▸ Dataset content:
====================
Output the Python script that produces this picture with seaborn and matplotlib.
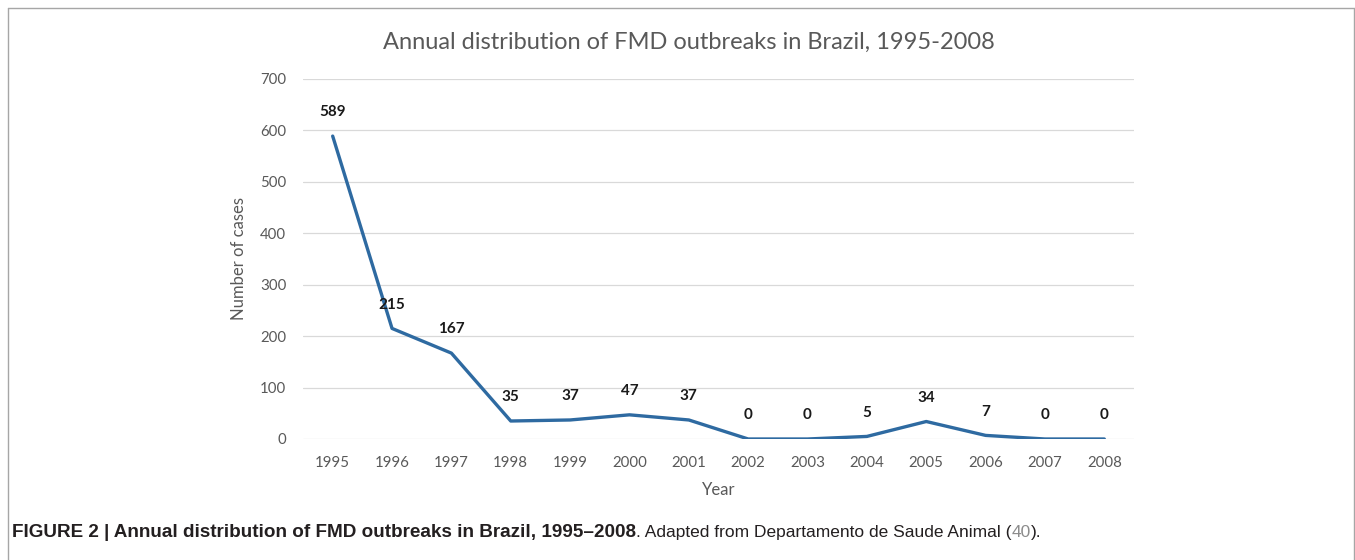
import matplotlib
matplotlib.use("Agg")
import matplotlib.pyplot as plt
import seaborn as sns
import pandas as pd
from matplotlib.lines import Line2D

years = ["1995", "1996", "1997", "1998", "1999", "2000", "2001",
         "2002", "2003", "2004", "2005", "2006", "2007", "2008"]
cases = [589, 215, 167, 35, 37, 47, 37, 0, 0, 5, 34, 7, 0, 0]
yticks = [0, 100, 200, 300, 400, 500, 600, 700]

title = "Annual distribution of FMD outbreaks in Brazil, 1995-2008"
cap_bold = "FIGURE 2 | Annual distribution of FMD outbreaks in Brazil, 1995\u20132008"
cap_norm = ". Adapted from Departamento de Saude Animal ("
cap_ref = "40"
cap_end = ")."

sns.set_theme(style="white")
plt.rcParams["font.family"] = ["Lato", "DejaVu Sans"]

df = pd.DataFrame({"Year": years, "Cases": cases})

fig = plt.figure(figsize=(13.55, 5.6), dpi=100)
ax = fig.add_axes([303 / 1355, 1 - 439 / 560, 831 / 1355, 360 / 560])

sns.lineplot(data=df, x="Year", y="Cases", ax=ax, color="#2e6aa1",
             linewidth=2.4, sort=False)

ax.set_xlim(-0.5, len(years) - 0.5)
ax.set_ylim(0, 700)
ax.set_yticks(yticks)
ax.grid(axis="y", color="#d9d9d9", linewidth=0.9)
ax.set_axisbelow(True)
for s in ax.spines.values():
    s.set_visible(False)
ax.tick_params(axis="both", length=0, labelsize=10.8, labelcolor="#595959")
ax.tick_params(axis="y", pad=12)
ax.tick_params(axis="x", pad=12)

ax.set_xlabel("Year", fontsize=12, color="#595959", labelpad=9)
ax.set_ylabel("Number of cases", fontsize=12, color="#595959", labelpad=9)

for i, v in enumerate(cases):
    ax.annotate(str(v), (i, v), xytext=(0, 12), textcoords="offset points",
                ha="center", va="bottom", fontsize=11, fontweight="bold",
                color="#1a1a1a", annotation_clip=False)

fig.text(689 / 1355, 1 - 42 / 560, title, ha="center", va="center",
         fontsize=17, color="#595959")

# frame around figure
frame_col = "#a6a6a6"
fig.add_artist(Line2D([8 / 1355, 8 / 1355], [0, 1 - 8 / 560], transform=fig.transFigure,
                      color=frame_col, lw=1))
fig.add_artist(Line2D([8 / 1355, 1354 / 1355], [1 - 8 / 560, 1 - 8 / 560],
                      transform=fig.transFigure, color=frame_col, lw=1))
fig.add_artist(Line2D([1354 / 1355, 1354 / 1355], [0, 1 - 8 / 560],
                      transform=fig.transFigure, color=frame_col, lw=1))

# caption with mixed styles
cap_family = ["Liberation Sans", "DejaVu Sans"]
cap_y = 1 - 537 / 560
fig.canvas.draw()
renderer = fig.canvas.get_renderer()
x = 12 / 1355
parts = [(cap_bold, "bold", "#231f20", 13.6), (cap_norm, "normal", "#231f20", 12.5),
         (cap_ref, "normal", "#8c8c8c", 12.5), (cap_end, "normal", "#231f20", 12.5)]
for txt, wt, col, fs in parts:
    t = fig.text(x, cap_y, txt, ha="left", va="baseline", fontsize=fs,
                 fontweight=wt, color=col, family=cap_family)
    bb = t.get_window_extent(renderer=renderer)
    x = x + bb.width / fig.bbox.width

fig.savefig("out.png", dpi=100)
====================
Pictures are excluded: retype only the lines from the beginning of the listing above through the line with "yticks = [0, 100, 200, 300, 400, 500, 600, 700]", both included.

Output the Python script that produces this picture with seaborn and matplotlib.
import matplotlib
matplotlib.use("Agg")
import matplotlib.pyplot as plt
import seaborn as sns
import pandas as pd
from matplotlib.lines import Line2D

years = ["1995", "1996", "1997", "1998", "1999", "2000", "2001",
         "2002", "2003", "2004", "2005", "2006", "2007", "2008"]
cases = [589, 215, 167, 35, 37, 47, 37, 0, 0, 5, 34, 7, 0, 0]
yticks = [0, 100, 200, 300, 400, 500, 600, 700]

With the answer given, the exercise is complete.